### [WHAT THE TASK REQUIRES]
Copy all lines below containing "matplotlib".

### [PROVIDED MATERIAL]
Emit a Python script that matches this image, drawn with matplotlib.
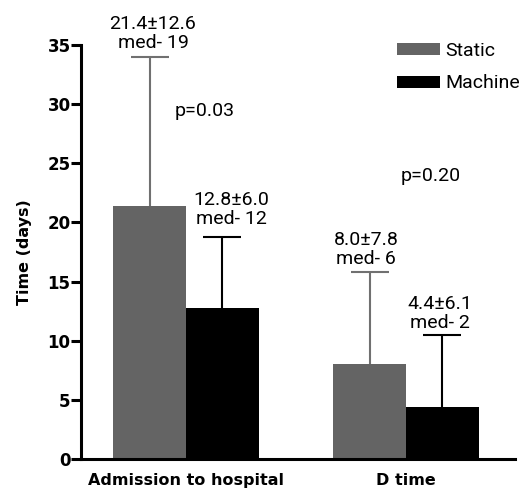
import matplotlib
matplotlib.use("Agg")
import matplotlib.pyplot as plt
import numpy as np

categories = ["Admission to hospital", "D time"]
series_names = ["Static", "Machine"]
static_mean = [21.4, 8.0]
static_sd = [12.6, 7.8]
static_med = [19, 6]
machine_mean = [12.8, 4.4]
machine_sd = [6.0, 6.1]
machine_med = [12, 2]
p_values = ["p=0.03", "p=0.20"]
yticks = [0, 5, 10, 15, 20, 25, 30, 35]

static_color = "#646464"
static_err_color = "#707070"
machine_color = "#000000"

fig = plt.figure(figsize=(5.26, 4.94), dpi=100)
ax = fig.add_axes([81/526, 1-459/494, (515-81)/526, (459-45)/494])

x = np.arange(len(categories))
w = 0.33
xs = x - w/2
xm = x + w/2

ax.bar(xs, static_mean, width=w, color=static_color, label=series_names[0], zorder=2)
ax.bar(xm, machine_mean, width=w, color=machine_color, label=series_names[1], zorder=2)

for xp, mean, sd, col in [(xs, static_mean, static_sd, static_err_color),
                          (xm, machine_mean, machine_sd, machine_color)]:
    eb = ax.errorbar(xp, mean, yerr=[np.zeros(len(x)), sd], fmt='none',
                     ecolor=col, elinewidth=1.5, capsize=14, capthick=1.5, zorder=1)
    caps = eb[1]
    if len(caps) >= 2:
        caps[0].set_visible(False)

afont = dict(family=["Roboto", "DejaVu Sans"], fontsize=14)
static_txt_pos = [(-0.15, 36.0), (0.818, 17.7)]
machine_txt_pos = [(0.205, 21.1), (1.155, 12.3)]
for i in range(len(x)):
    sx, sy = static_txt_pos[i]
    ax.text(sx, sy, f"{static_mean[i]:.1f}\u00b1{static_sd[i]:.1f}\nmed- {static_med[i]}",
            ha='center', va='center', linespacing=1.05, clip_on=False, **afont)
    mx, my = machine_txt_pos[i]
    ax.text(mx, my, f"{machine_mean[i]:.1f}\u00b1{machine_sd[i]:.1f}\nmed- {machine_med[i]}",
            ha='center', va='center', linespacing=1.05, clip_on=False, **afont)

p_pos = [(0.086, 29.4), (1.114, 23.9)]
for (px, py), ptxt in zip(p_pos, p_values):
    ax.text(px, py, ptxt, ha='center', va='center', **afont)

ax.set_xlim(-0.477, 1.495)
ax.set_ylim(0, 35)
ax.set_yticks(yticks)
ax.set_xticks(x)
ax.set_xticklabels(categories, fontweight='bold', fontsize=11.5)
for lab in ax.get_yticklabels():
    lab.set_fontweight('bold')
    lab.set_fontsize(12)

ax.spines['top'].set_visible(False)
ax.spines['right'].set_visible(False)
ax.spines['left'].set_linewidth(2.2)
ax.spines['bottom'].set_linewidth(2.2)
ax.tick_params(axis='y', length=7, width=2.2, direction='out', pad=0.5)
ax.tick_params(axis='x', length=0, pad=10)

ax.set_ylabel("Time (days)", fontweight='bold', fontsize=11.5, labelpad=11)

leg = ax.legend(loc='upper left', bbox_to_anchor=(0.728, 1.008), frameon=False,
                handlelength=2.2, handleheight=0.57, handletextpad=0.3,
                labelspacing=0.76, borderpad=0, borderaxespad=0,
                prop={'family': ["Roboto", "DejaVu Sans"], 'size': 14})

fig.savefig("out.png", dpi=100)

### [EXERCISE RESULT]
Emit a Python script that matches this image, drawn with matplotlib.
import matplotlib
matplotlib.use("Agg")
import matplotlib.pyplot as plt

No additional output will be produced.